START Dataset excerpt

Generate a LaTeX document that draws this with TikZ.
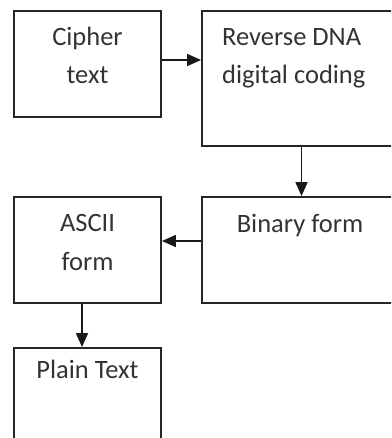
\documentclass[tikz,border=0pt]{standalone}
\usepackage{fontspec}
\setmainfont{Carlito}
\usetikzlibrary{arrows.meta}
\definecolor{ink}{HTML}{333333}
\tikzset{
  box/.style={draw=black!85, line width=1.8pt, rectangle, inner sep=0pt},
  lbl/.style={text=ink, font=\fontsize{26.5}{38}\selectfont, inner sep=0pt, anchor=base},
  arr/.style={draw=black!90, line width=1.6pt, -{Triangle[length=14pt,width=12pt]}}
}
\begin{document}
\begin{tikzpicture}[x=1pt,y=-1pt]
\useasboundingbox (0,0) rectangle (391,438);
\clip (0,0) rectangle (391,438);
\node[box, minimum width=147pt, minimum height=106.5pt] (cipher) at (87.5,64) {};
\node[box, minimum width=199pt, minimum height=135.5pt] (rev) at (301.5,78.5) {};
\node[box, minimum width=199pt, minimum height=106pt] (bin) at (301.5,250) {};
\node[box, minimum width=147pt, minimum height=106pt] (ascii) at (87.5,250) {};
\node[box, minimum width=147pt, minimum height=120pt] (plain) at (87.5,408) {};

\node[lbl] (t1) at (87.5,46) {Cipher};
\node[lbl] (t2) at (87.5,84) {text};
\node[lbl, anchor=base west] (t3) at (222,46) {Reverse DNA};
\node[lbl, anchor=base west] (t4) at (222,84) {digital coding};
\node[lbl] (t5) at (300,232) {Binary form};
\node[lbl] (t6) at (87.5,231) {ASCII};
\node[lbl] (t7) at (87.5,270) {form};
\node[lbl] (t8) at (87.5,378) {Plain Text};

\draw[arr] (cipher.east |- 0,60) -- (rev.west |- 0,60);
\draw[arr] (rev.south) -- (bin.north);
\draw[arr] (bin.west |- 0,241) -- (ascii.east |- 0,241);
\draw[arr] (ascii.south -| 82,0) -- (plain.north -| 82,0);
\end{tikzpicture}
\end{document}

END Dataset excerpt

# Directive
Omit the pictures and output all of the other material exactly.

# Task output
Generate a LaTeX document that draws this with TikZ.
\documentclass[tikz,border=0pt]{standalone}
\usepackage{fontspec}
\setmainfont{Carlito}
\usetikzlibrary{arrows.meta}
\definecolor{ink}{HTML}{333333}
\tikzset{
  box/.style={draw=black!85, line width=1.8pt, rectangle, inner sep=0pt},
  lbl/.style={text=ink, font=\fontsize{26.5}{38}\selectfont, inner sep=0pt, anchor=base},
  arr/.style={draw=black!90, line width=1.6pt, -{Triangle[length=14pt,width=12pt]}}
}
\begin{document}
\begin{tikzpicture}[x=1pt,y=-1pt]
\useasboundingbox (0,0) rectangle (391,438);
\clip (0,0) rectangle (391,438);
\node[box, minimum width=147pt, minimum height=106.5pt] (cipher) at (87.5,64) {};
\node[box, minimum width=199pt, minimum height=135.5pt] (rev) at (301.5,78.5) {};
\node[box, minimum width=199pt, minimum height=106pt] (bin) at (301.5,250) {};
\node[box, minimum width=147pt, minimum height=106pt] (ascii) at (87.5,250) {};
\node[box, minimum width=147pt, minimum height=120pt] (plain) at (87.5,408) {};

\node[lbl] (t1) at (87.5,46) {Cipher};
\node[lbl] (t2) at (87.5,84) {text};
\node[lbl, anchor=base west] (t3) at (222,46) {Reverse DNA};
\node[lbl, anchor=base west] (t4) at (222,84) {digital coding};
\node[lbl] (t5) at (300,232) {Binary form};
\node[lbl] (t6) at (87.5,231) {ASCII};
\node[lbl] (t7) at (87.5,270) {form};
\node[lbl] (t8) at (87.5,378) {Plain Text};

\draw[arr] (cipher.east |- 0,60) -- (rev.west |- 0,60);
\draw[arr] (rev.south) -- (bin.north);
\draw[arr] (bin.west |- 0,241) -- (ascii.east |- 0,241);
\draw[arr] (ascii.south -| 82,0) -- (plain.north -| 82,0);
\end{tikzpicture}
\end{document}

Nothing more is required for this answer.